DBS also moved into digitalizing trade finance, making it possible for clients to complete the entire process online from loan application to submission to any required documents such as customs declarations.
What is unique about the DBS plan is that it is not only relying on artificial intelligence and big data specialists. The bank has started to introduce to some of its employees an AI learning program by Amazon Web Services, an Amazon.com subsidiary, to ensure that there is a total move toward digitalizing.
The program is aimed at teaching clerical staff the basics of AI through a gaming experience, in this case a circuit race. Around 3,000 of the total of roughly 28,000 DBS group employees are scheduled to participate in the program by the end of the year. Members of the management team, including Gupta, have already completed the program.
The company also introduced in 2018 an intensive six-month program that taught a small group of employees to analyze sophisticated big data.
“The business people and the analytic team, you’ve got these two groups of people that together can actually drive tremendous value, but the problem is that they don’t necessarily speak the same language,” said Jurgen Meerschaege, head of data culture and curriculum, transformation Group of DBS.
“So what do you do when you have two groups of people who don’t speak the same language? You bring in a translator and that’s a new role. That’s become more important over the last couple of years,” he said.
According to Meerschaege, an organization will not be able to take full advantage of technological reforms unless at least 10% to 15% of its employees become knowledgeable about the processes and are able to explain them to colleagues.
The number of employees who have taken the intensive program has reached 1,800. DBS plans to continue the program until it reaches 15%, or over 4,000, of all its employees.
However, despite its moves toward technology, traditional interest income still makes most of the bank’s revenues. That has slumped this year due to rate cuts and monetary easing implemented across the globe. Rising competition from new companies entering the banking industry is also threatening DBS’ position as Southeast Asia’s strongest bank.
“The challenge next year will be net interest margin,” CEO Gupta said, referring to the bank’s key income source, at an November results briefing for the July to September period. “Even if market interests do not get much lower, because repricing will continue to filter into our loans. Our guidance is that net interest margin will probably wind up between 1.45% and 1.50%.”

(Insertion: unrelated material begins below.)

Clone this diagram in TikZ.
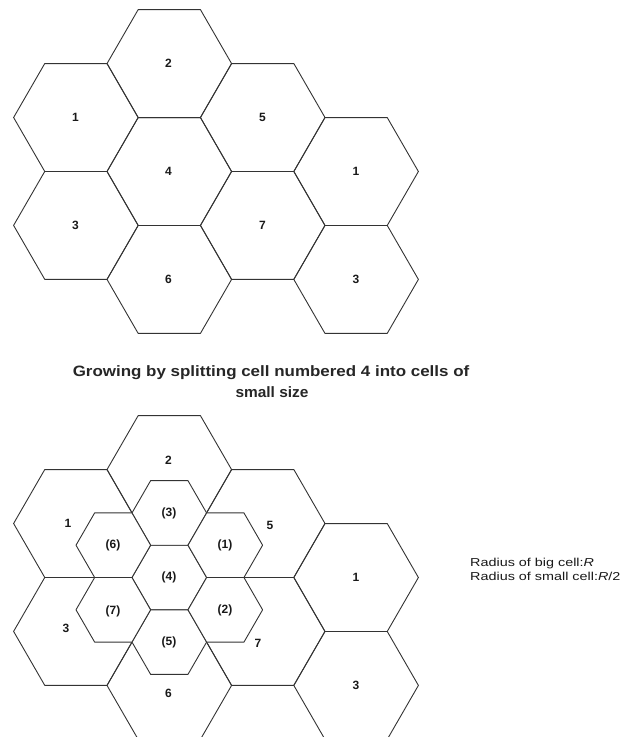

Net interest margin fell sharply this year, from 1.86% in the January to March period to 1.53% in the July to September period, as global money supplies were eased due to the pandemic. DBS’ net interest margin has not dropped below 1.6% since 1997, the earliest year for which a comparison figure is available.
“Given the size of the ongoing monetary and fiscal stimulus, we are going to have a low interest rate environment for much longer,” Gupta said in August.
Net interest income from lending and investment still represents about 60% of total income for DBS. The bank has managed to increase the income for nine consecutive years to fiscal 2019 by limiting falls in interest margins while increasing the amount of lending.
Yet, unexpectedly, its attempt to diversify income sources globally has not led to much progress. Although DBS has operations in 18 countries and territories mainly in Asia, it still earns 63% of its group income in Singapore. The greater China region, including Hong Kong and Taiwan, represents 27% of group income, and the contribution from other markets total a mere 10%.
While digitalization is key to winning new customers, particularly among younger clients, and laying the foundation for future growth, it will be a while before DBS can see a significant contribution to profits. The question remains if DBS can push through its digitalization endeavors amid a harsh income environment as a result of a global economic slowdown caused by the COVID-19 pandemic.